During the 19th century of the antebellum era in America, European immigrants came in waves of somewhere around 100,000 to 400,000 peoples per year and while the most popular debarkation point was the great harbor of New York, there were also ports available for European immigrants in Boston, Baltimore, New Orleans, and others. At the turn of the 19th century, the most populous State of the Union was Virginia, yet, by 1850, New York had nearly three times the population of Virginia, Pennsylvania was doubled the population of Virginia, and Ohio had nearly 75% more peoples than Virginia. This meant, in a relatively short period of time of about 50 years, the North and Midwest portions of the United States, had gained a considerable number of people, whereas the South, while growing in number, was in aggregate falling further and further behind. The biggest factor in the population growth of these sections of America was the great wave of European immigrants that came to our shores.
While certainly there is an advantage in being the port of choice, as in New York, immigrants aren't stupid, as the most basic point of them immigrating to the United States, was to take advantage of the opportunities that the country offered them and for that, they would as a matter of course, go to where they perceived the opportunities were most favorable in regards to employment, land, skill-set, and so forth.

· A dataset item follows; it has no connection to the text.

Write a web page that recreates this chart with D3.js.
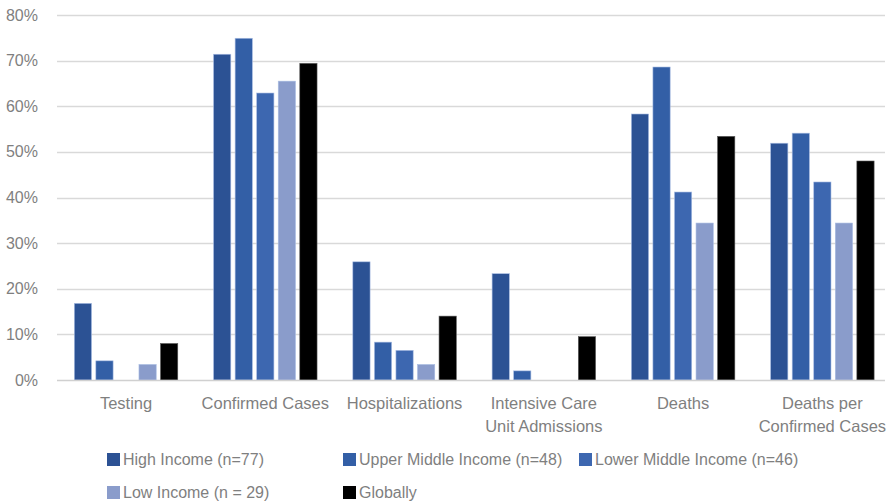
<!DOCTYPE html>
<html>
<head>
<meta charset="utf-8">
<script src="https://cdn.jsdelivr.net/npm/d3@7"></script>
<style>
  body { margin: 0; background: #fff; }
  text { font-family: "Liberation Sans", Arial, sans-serif; fill: #7f7f7f; }
</style>
</head>
<body>
<div id="chart"></div>
<script>
// categories and series
var categories = ["Testing", "Confirmed Cases", "Hospitalizations", "Intensive Care Unit Admissions", "Deaths", "Deaths per Confirmed Cases"];
var categoryLines = [["Testing"], ["Confirmed Cases"], ["Hospitalizations"], ["Intensive Care", "Unit Admissions"], ["Deaths"], ["Deaths per", "Confirmed Cases"]];
var seriesNames = ["High Income (n=77)", "Upper Middle Income (n=48)", "Lower Middle Income (n=46)", "Low Income (n = 29)", "Globally"];
var highIncome = [16.8, 71.4, 25.9, 23.3, 58.3, 51.9];
var upperMiddle = [4.2, 74.9, 8.3, 2.0, 68.6, 54.1];
var lowerMiddle = [0, 62.9, 6.5, 0, 41.2, 43.4];
var lowIncome = [3.4, 65.5, 3.4, 0, 34.4, 34.4];
var globally = [8.0, 69.4, 14.0, 9.5, 53.4, 48.0];
var yTicks = [0, 10, 20, 30, 40, 50, 60, 70, 80];
var colors = ["#2c5294", "#335fa6", "#3d67b0", "#8a9ccb", "#000000"];

var seriesValues = [highIncome, upperMiddle, lowerMiddle, lowIncome, globally];

var width = 888, height = 503;
var margin = { top: 15, right: 3, bottom: 123, left: 57 };

var svg = d3.select("#chart").append("svg")
    .attr("width", width)
    .attr("height", height);

// category bands run slightly past the right edge (the plot is clipped there)
var x0 = d3.scaleBand()
    .domain(categories)
    .range([56.4, 892])
    .paddingInner(0)
    .paddingOuter(0);

var x1 = d3.scaleBand()
    .domain(d3.range(seriesNames.length))
    .range([0, x0.bandwidth()])
    .paddingInner(0.2)
    .paddingOuter(0.83);

var y = d3.scaleLinear()
    .domain([0, 80])
    .range([height - margin.bottom, margin.top]);

// gridlines
svg.append("g")
  .selectAll("line")
  .data(yTicks.filter(d => d > 0))
  .enter().append("line")
    .attr("x1", margin.left)
    .attr("x2", width - margin.right)
    .attr("y1", d => Math.round(y(d)) + 0.5)
    .attr("y2", d => Math.round(y(d)) + 0.5)
    .style("stroke", "#d9d9d9")
    .style("stroke-width", "1.3px");

// y labels
svg.append("g")
  .selectAll("text")
  .data(yTicks)
  .enter().append("text")
    .attr("x", 38)
    .attr("y", d => y(d))
    .attr("dy", "0.35em")
    .style("text-anchor", "end")
    .style("font-size", "16px")
    .text(d => d + "%");

// bars
var groups = svg.append("g")
  .selectAll("g")
  .data(categories)
  .enter().append("g")
    .attr("transform", d => "translate(" + x0(d) + ",0)");

groups.selectAll("rect")
  .data((c, i) => seriesValues.map((s, k) => ({ k: k, v: s[i] })))
  .enter().append("rect")
    .filter(d => d.v > 0)
    .attr("x", d => x1(d.k))
    .attr("width", x1.bandwidth())
    .attr("y", d => y(d.v))
    .attr("height", d => y(0) - y(d.v))
    .attr("fill", d => colors[d.k])
    .style("stroke", d => d.k === 4 ? "#595959" : "#a9bde3")
    .style("stroke-width", "0.6px");

// baseline
svg.append("line")
    .attr("x1", margin.left)
    .attr("x2", width - margin.right)
    .attr("y1", y(0) + 0.5)
    .attr("y2", y(0) + 0.5)
    .style("stroke", "#d0d0d0")
    .style("stroke-width", "1.5px");

// x labels
var xl = svg.append("g")
  .selectAll("text")
  .data(categories)
  .enter().append("text")
    .attr("x", d => x0(d) + x0.bandwidth() / 2)
    .attr("y", 409)
    .style("text-anchor", "middle")
    .style("font-size", "16.5px");

xl.selectAll("tspan")
  .data((d, i) => categoryLines[i])
  .enter().append("tspan")
    .attr("x", function () { return d3.select(this.parentNode).attr("x"); })
    .attr("dy", (d, i) => i === 0 ? 0 : 23)
    .text(d => d);

// legend
var legendPos = [[107, 459], [343, 459], [579, 459], [107, 492], [343, 492]];
var legend = svg.append("g")
  .selectAll("g")
  .data(seriesNames)
  .enter().append("g")
    .attr("transform", (d, i) => "translate(" + legendPos[i][0] + "," + legendPos[i][1] + ")");

legend.append("rect")
    .attr("x", 0)
    .attr("y", -6)
    .attr("width", 13)
    .attr("height", 13)
    .attr("fill", (d, i) => colors[i]);

legend.append("text")
    .attr("x", 16)
    .attr("y", 0)
    .attr("dy", "0.35em")
    .style("font-size", "16px")
    .text(d => d);
</script>
</body>
</html>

It is in this regard, that the North and the sparsely settled Midwest offered far more basic incentives for European immigrants than the South, as for instance, the Midwest had plenty of open land, available for agricultural and for homesteading, while the Northeast was the great manufacturing center of America, ideal for skilled artisans and the like. The problem that the South had was that the distribution of their land was held in very few hands that utilized as a matter of course, slave labor to enrich their lands and themselves, so that many Europeans would not have a great interest in trying to compete against interests that favored the ruling class, as well as trying to compete with their free labor against slave labor.
Had the South been more accommodating to European immigrants, the history of the States, might well be different, but because the South was setup essentially as a feudal republic, this closed society, fundamentally limited itself to land assets and the fruits of their lands, as opposed to mechanization and the industrialization, as well as the education which were all part and parcel of the Northern States. This meant that the European immigrants that came here, highly motivated and delighted by the economic opportunities now available to them if they applied themselves in the meritorious North, as well as appreciating the basic freedoms of religion, assembly, and speech gravitated to the States of the Union that did not or were in the process of eradicating legal slavery from their territory.
The obvious thing about the economics of slave labor, is that if you as a free man have only as assets your own hands and the skills that you bring to your labor, and those that would employ or need your services have the choice of paying you a fair wage or taking labor from the sweat of the brow of a slave, than they will do the latter, and you, as a free man will find somewhere else more accommodating to ply your given trade.